Phone: (09) 376 2049
Cost: $305.50 for four
Bookings: firstname.lastname@example.org Rating out of 10: Food: 6.5 Service: 8 Value: 7 Ambience: 7.5
What would you eat if you could only eat 10 things for the rest of your life?
Across the table, my boss is thinking hard: "Parmesan," she says. "Anchovies. And Vita-weats." This long oyster lunch might be wasted on her.
Shucker Brothers is an all-day, fresh seafood affair with a connecting door that leads to a gelato parlour. These are definitely a few of my favourite edible things.
Our waitperson has a strong French accent. It's possible he thinks we are like ladies in France who (I've read) lunch like ladies. He thinks one large dish should be enough to share and, if not, he is mere seconds away. We are drinking like not-ladies. Crab doughnuts will be necessary.
Come here for the oysters because even if you can't see the sea behind the ferry terminal wharf wall, you can smell its sublimely briny presence. Summer tastes better by the ocean.
Shucker Brothers (surprise!) shucks oysters to order, according to availability. We choose Te Matuku from Waiheke. Served raw at $4 apiece with a zingy little side dish of grapefruit and prosecco granita, they are superb. In tempura they're somewhat of a disaster. There is an unpleasant mealiness under the crisp batter. They cost an extra $1 apiece and it is not money well-spent.
Octopus is everywhere now and Auckland menus are better for it.
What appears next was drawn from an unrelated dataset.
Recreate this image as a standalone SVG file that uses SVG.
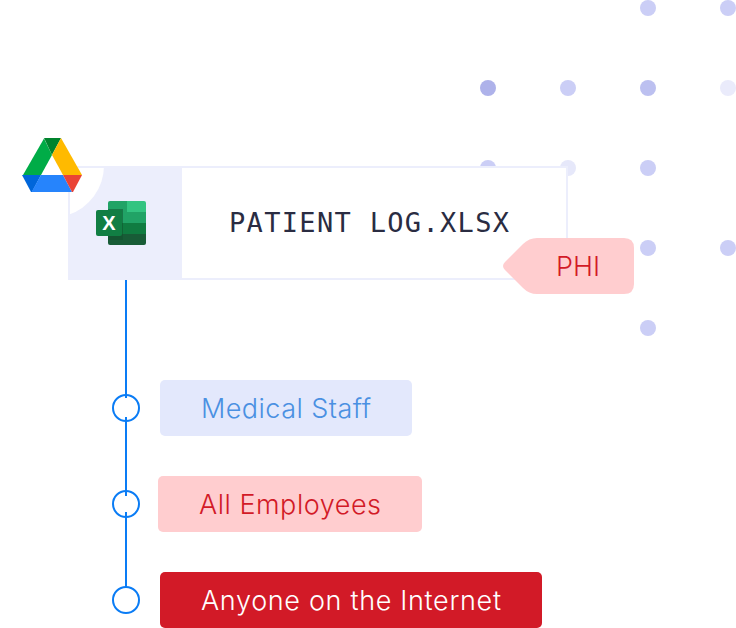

Shucker Brothers serves it ($18) with a sharp salsa verde and smoky "nduja", which is technically a spreadable Italian sausage, but deployed here as a sauce. It has heat, and the decision to add a small handful of kale to the dish is a good one. Robust, well-flavoured, eats well with wine.
Those doughnuts? Oh dear. Intriguing in the abstract, the $18 reality is three balls of dense deep-fried dough coated in a weirdly savoury shrimp salt. They could also use more filling — I can see crab, but mostly I can taste crunchy cubes of apple. Much later, we order shoestring fries with a salt and vinegar powder ($8.50). If you're looking for a carb fix, these are definitely the way to go.
Shucker Brothers is a small space. There are outside tables, but inside the only option is side-by-side stools. Grab some oysters and a drink before the ferry trip. Grab some oysters and a drink during the ferry trip you aren't taking because you saw the queue and alcohol seemed the only option.
The drinks? A $160 bottle of Napa Valley cab sav seems faintly ridiculous in this setting; we sip a bottle of Neudorf rosé ($60) and an Ata Rangi chardonnay ($70). There is no sauvignon blanc, because last night was busy.
So far, we had ordered from the raw bar and "tasty morsels" list. The outdoor tables are comfortable and convivial. It was time for something from the "skippers feast". Hint: do not expect a feast.
Roasted hapuku with butter bean puree and clams ($32) was tasty enough, but the serving was small. Divided by four it allowed approximately one-and-a-half forkfuls of fish per person (it proved impossible to divide three clams).
Asparagus ($14) with a little spoonful of cheesy sauce was good and everybody adored the orange and fennel salad ($12) with its sherry-plumped raisins, bitter citrus and heaps of olives. We thought we should get the chargrilled flatbread ($7) and were duly advised it would be chargrilled. I was puzzled. Some people, explained our waitperson, had complained about the grill marks.
Scorch lines are the least of this dish's worries. It was very flat, with an oily, slightly pastry-like profile. Paratha? We were still hungry. A three-cheese platter ($28) was missing the advertised honeycomb, but a little fresh pear and caramelly room-temperature manchego can go a long way to making a woman happy. Our waitperson correctly and thankfully anticipated our desire for extra wafers. Sadly they were not Vita-weats.